**Raw data:**
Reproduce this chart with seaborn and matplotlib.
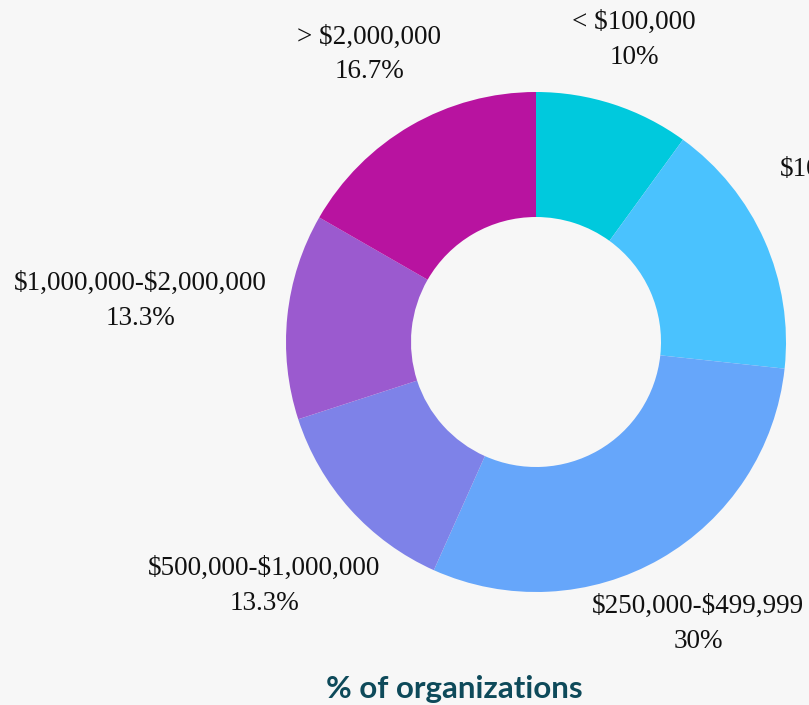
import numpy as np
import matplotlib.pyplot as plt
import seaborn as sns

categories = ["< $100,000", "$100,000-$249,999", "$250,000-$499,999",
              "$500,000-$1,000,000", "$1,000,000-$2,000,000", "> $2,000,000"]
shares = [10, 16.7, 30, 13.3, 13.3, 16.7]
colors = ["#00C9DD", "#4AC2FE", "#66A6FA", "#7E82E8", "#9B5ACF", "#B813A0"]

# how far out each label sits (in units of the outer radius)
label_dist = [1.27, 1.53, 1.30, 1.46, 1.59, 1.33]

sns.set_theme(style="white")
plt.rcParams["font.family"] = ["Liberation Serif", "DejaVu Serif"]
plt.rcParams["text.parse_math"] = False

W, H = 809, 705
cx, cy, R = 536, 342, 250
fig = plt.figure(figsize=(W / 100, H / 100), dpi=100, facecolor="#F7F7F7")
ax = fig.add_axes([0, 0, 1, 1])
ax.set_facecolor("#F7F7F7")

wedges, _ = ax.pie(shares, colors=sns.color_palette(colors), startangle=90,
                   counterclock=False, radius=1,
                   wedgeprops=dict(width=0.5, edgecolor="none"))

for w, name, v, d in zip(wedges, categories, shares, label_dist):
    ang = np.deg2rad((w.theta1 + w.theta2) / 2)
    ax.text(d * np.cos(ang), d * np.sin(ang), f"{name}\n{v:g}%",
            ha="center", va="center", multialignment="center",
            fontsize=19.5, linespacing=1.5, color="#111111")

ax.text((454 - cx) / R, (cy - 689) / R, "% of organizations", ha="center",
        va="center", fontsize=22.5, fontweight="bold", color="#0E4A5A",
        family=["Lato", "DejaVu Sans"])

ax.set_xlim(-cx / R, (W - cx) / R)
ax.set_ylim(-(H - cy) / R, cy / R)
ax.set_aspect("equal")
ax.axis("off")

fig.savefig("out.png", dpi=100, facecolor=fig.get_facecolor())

**Objective:**
Your task is to reproduce all of the material exactly. The pictures stay out.

**Response for this exercise:**
Reproduce this chart with seaborn and matplotlib.
import numpy as np
import matplotlib.pyplot as plt
import seaborn as sns

categories = ["< $100,000", "$100,000-$249,999", "$250,000-$499,999",
              "$500,000-$1,000,000", "$1,000,000-$2,000,000", "> $2,000,000"]
shares = [10, 16.7, 30, 13.3, 13.3, 16.7]
colors = ["#00C9DD", "#4AC2FE", "#66A6FA", "#7E82E8", "#9B5ACF", "#B813A0"]

# how far out each label sits (in units of the outer radius)
label_dist = [1.27, 1.53, 1.30, 1.46, 1.59, 1.33]

sns.set_theme(style="white")
plt.rcParams["font.family"] = ["Liberation Serif", "DejaVu Serif"]
plt.rcParams["text.parse_math"] = False

W, H = 809, 705
cx, cy, R = 536, 342, 250
fig = plt.figure(figsize=(W / 100, H / 100), dpi=100, facecolor="#F7F7F7")
ax = fig.add_axes([0, 0, 1, 1])
ax.set_facecolor("#F7F7F7")

wedges, _ = ax.pie(shares, colors=sns.color_palette(colors), startangle=90,
                   counterclock=False, radius=1,
                   wedgeprops=dict(width=0.5, edgecolor="none"))

for w, name, v, d in zip(wedges, categories, shares, label_dist):
    ang = np.deg2rad((w.theta1 + w.theta2) / 2)
    ax.text(d * np.cos(ang), d * np.sin(ang), f"{name}\n{v:g}%",
            ha="center", va="center", multialignment="center",
            fontsize=19.5, linespacing=1.5, color="#111111")

ax.text((454 - cx) / R, (cy - 689) / R, "% of organizations", ha="center",
        va="center", fontsize=22.5, fontweight="bold", color="#0E4A5A",
        family=["Lato", "DejaVu Sans"])

ax.set_xlim(-cx / R, (W - cx) / R)
ax.set_ylim(-(H - cy) / R, cy / R)
ax.set_aspect("equal")
ax.axis("off")

fig.savefig("out.png", dpi=100, facecolor=fig.get_facecolor())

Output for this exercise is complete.